Auch er hat erklärt, sich zum jetzigen Zeitpunkt nicht mehr an die streitigen Geschehnisse erinnern zu können, er gehe aber davon aus, dass er die von der Kammer protokollierte Aussage gemacht und dass sie seiner damaligen Erinnerung entsprochen habe.

In dem angefochtenen Urteil wird im Einzelnen dargelegt, welche Gründe gegen die Glaubhaftigkeit der erstinstanzlich gemachten Aussage sprechen, insbesondere dass sie in sich widersprüchlich sei und der Zeuge versucht habe, Fragen des Gerichts auszuweichen. Insoweit schließt sich der Senat der Beweiswürdigung der Kammer an.

Somit ist die Glaubwürdigkeit auch dieses Zeugen nicht mehr von entscheidender Bedeutung. Indessen gelten gegen ihn die gleichen Bedenken wie gegen den Zeugen A.... Auch er hat die deutliche Tendenz erkennen lassen, dem Gericht einen Beitrag zur Klärung des streitigen Geschehens vorzuenthalten. Das wird nicht nur durch den Inhalt der vom Landgericht aufgenommenen Vernehmungsniederschrift belegt, sondern auch durch sein ausweichendes Verhalten während seiner Aussage vor dem Senat.

3.

Damit steht die widerrechtliche und vorsätzliche Körperverletzungshandlung des Beklagten zum Nachteil des Klägers fest.

Gleiches gilt für den vom Beklagten in beiden Instanzen in Abrede gestellten haftungsbegründenden Kausalzusammenhang zwischen der Tathandlung einerseits und den beim Kläger in der Folge festgestellten physischen Folgen andererseits. Insoweit folgt der Senat, ebenso wie schon die Strafkammer des Landgerichts Potsdam in dem gegen den Beklagten durchgeführten Strafverfahren, dessen Akten beigezogen und zum Gegenstand der mündlichen Verhandlung gemacht worden sind, dem ärztlichen Gutachten des gerichtlich bestellten Sachverständigen Sem....

IV.

Die Entscheidung über die Kosten des Verfahrens ist dem Landgericht vorzubehalten.

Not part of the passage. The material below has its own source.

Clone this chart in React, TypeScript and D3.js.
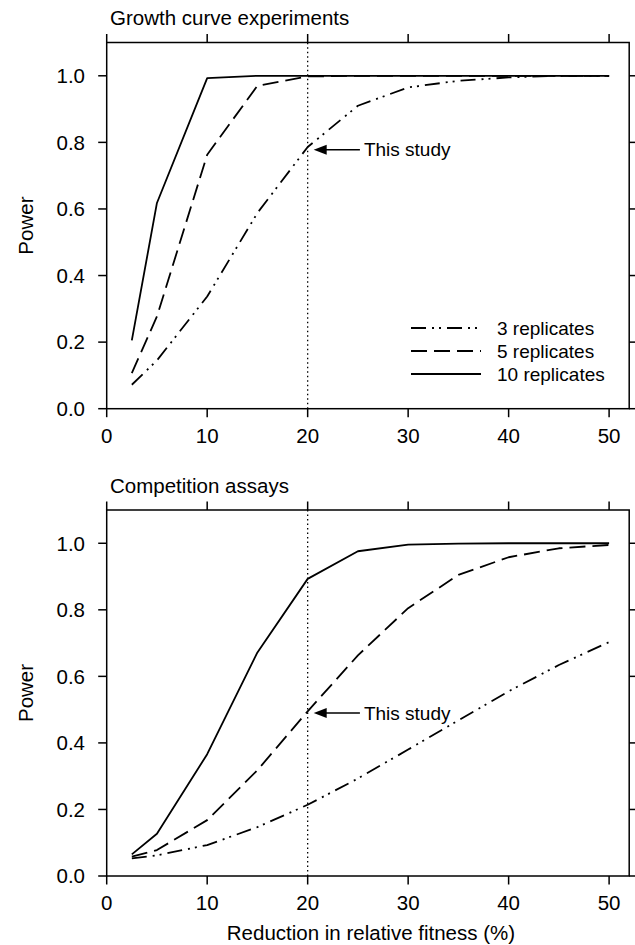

Die Voraussetzungen für die Zulassung der Revision nach § 543 Abs. 2 ZPO sind nicht gegeben. Die Rechtssache hat keine grundsätzliche Bedeutung. Schwierige Rechtsfragen stellen sich nicht. Das Urteil des Senats beruht entscheidend auf der Würdigung der in beiden Instanzen erhobenen Beweise und damit auf der Bewertung der besonderen Umstände des Streitfalls. Die Fortbildung des Rechts oder die Sicherung einer einheitlichen Rechtsprechung erfordern auch nicht eine Entscheidung des Bundesgerichtshofs. Der Senat weicht nicht von höchstrichterlicher oder anderer obergerichtlicher Rechtsprechung ab.